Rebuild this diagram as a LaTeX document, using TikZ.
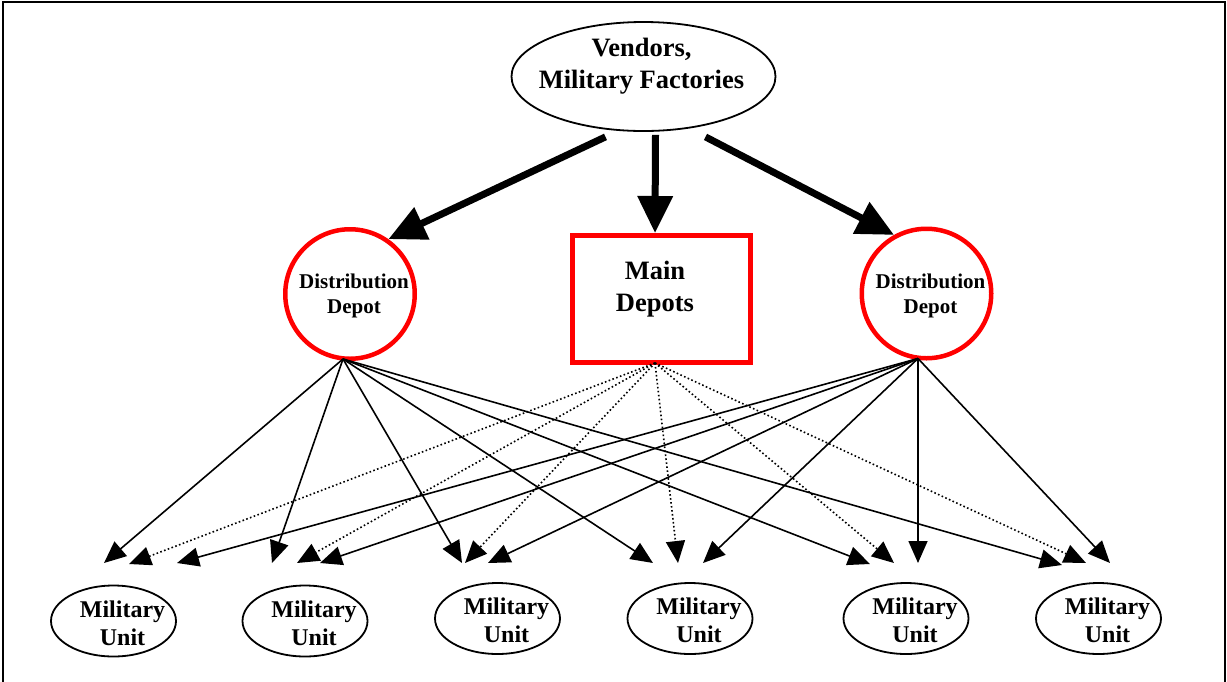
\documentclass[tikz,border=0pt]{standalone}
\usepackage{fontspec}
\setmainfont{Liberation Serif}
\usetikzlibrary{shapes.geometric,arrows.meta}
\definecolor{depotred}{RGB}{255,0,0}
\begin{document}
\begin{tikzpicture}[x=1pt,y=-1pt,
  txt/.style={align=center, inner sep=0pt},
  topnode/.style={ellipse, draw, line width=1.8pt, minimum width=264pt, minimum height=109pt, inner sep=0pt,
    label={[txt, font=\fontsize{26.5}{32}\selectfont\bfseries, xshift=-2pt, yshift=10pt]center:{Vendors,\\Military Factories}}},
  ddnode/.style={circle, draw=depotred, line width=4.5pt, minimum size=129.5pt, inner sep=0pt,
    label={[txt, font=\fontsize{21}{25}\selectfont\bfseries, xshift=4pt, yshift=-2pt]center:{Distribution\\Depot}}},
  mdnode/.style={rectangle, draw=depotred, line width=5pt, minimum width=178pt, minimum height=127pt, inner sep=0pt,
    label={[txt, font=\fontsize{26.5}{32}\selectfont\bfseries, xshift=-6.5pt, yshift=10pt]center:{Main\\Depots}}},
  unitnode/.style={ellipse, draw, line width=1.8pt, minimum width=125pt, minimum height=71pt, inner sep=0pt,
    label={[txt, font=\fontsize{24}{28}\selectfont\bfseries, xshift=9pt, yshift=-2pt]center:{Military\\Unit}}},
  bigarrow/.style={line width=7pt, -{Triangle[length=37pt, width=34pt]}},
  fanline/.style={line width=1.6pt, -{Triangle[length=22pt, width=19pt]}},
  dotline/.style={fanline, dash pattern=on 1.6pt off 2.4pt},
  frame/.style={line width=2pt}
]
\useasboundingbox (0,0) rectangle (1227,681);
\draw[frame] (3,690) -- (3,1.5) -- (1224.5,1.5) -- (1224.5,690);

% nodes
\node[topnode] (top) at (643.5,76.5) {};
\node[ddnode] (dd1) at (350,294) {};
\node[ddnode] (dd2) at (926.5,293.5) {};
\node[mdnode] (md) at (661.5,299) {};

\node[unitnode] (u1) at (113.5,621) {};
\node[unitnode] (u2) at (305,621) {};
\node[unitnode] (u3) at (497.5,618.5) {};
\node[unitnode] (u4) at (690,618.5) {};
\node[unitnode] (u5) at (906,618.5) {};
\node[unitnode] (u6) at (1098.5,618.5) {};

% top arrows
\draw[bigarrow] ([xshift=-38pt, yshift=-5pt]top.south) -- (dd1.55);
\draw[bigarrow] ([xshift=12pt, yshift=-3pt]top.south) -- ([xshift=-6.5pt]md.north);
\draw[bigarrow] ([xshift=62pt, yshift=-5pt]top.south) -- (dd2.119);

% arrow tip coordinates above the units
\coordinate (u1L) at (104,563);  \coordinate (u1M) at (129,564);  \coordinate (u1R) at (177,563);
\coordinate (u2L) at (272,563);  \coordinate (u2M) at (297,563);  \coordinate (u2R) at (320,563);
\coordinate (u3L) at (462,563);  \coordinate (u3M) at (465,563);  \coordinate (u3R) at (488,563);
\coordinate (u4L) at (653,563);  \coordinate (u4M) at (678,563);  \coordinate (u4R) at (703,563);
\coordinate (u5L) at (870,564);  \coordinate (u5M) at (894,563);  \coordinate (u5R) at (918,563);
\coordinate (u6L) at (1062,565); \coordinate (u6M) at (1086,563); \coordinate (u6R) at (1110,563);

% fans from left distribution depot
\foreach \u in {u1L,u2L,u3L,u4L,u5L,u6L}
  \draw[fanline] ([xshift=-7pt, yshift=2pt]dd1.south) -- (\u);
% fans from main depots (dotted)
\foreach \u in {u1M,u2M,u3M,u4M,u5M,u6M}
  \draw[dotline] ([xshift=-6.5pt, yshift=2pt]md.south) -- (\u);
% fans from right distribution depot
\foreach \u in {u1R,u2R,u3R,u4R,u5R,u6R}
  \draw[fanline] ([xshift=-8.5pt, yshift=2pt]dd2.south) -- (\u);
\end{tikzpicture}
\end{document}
-=-=-=-=-
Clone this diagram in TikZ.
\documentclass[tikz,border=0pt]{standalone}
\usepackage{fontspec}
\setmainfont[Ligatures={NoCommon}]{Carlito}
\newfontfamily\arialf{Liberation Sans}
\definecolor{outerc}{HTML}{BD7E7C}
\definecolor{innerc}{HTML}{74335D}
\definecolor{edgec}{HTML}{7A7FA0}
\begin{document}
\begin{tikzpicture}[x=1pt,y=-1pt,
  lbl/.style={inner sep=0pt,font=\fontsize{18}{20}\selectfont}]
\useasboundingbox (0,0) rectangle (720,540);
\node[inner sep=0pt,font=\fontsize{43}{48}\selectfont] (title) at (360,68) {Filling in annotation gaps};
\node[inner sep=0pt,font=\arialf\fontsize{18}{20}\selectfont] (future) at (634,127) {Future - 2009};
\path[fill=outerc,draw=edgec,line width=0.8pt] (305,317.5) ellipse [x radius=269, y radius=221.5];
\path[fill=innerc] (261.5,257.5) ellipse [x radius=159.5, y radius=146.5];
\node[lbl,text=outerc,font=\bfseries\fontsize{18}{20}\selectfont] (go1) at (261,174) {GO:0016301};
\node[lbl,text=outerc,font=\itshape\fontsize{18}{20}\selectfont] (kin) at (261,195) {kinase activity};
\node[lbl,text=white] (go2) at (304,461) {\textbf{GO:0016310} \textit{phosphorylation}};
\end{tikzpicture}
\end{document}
-=-=-=-=-
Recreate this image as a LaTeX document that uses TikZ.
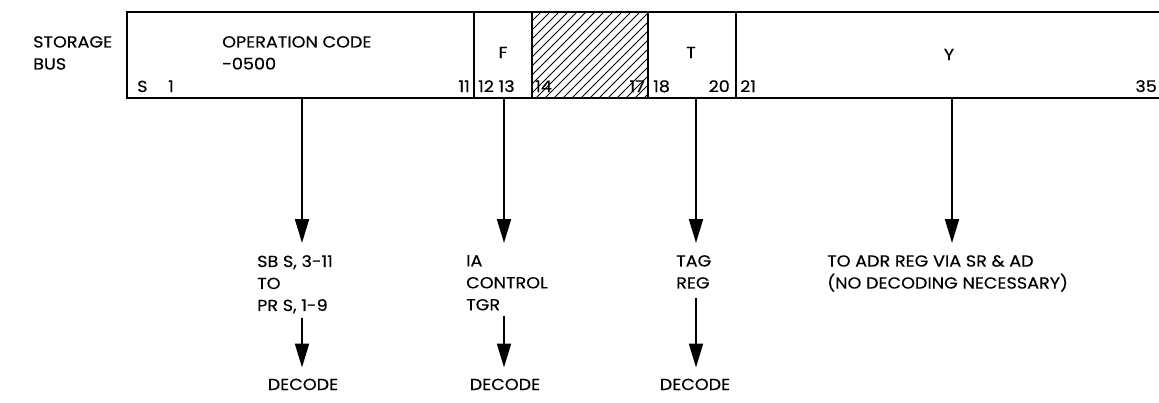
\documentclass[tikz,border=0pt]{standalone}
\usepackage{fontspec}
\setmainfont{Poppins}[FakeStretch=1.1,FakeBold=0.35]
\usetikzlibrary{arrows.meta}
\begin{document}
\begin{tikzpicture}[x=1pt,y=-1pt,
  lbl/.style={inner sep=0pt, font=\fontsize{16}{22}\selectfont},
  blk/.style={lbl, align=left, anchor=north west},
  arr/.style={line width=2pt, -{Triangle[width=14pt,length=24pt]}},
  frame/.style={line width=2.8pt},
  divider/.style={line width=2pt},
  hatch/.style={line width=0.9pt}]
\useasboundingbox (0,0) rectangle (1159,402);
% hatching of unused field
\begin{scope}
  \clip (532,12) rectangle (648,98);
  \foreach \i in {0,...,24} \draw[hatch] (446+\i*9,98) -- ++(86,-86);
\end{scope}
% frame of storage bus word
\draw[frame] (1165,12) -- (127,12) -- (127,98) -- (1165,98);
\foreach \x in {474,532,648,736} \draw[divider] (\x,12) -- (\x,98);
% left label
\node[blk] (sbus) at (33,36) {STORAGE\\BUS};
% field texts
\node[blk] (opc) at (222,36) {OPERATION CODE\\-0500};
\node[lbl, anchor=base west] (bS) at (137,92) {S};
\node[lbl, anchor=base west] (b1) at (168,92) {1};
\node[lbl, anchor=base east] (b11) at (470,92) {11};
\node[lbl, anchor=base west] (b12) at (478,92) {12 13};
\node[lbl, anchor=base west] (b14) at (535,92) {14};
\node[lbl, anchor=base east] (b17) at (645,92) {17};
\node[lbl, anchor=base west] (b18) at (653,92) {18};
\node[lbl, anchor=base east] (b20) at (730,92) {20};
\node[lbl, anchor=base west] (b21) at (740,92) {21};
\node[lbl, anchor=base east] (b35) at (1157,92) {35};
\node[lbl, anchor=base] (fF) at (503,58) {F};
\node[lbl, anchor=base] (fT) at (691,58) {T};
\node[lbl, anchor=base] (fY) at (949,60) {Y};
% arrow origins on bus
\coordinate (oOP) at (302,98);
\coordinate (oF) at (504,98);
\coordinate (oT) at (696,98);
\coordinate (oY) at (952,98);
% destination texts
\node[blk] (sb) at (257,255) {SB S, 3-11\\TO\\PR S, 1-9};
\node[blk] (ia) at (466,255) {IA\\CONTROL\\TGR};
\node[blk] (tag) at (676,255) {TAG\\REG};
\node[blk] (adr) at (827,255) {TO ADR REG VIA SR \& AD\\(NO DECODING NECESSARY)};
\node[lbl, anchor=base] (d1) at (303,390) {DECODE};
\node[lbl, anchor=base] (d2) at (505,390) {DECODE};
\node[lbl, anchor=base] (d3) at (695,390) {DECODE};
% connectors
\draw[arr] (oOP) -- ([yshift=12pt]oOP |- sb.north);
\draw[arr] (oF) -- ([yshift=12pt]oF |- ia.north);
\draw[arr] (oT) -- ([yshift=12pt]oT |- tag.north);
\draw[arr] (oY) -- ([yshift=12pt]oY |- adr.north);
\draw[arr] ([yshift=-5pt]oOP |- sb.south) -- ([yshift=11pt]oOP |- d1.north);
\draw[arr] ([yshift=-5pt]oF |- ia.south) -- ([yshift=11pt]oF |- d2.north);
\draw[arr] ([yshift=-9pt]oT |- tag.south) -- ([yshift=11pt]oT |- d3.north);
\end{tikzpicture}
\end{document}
-=-=-=-=-
Aim: Go through the listing above and return every line where the word "this" occurs.

Reply:
Rebuild this diagram as a LaTeX document, using TikZ.
Clone this diagram in TikZ.
Recreate this image as a LaTeX document that uses TikZ.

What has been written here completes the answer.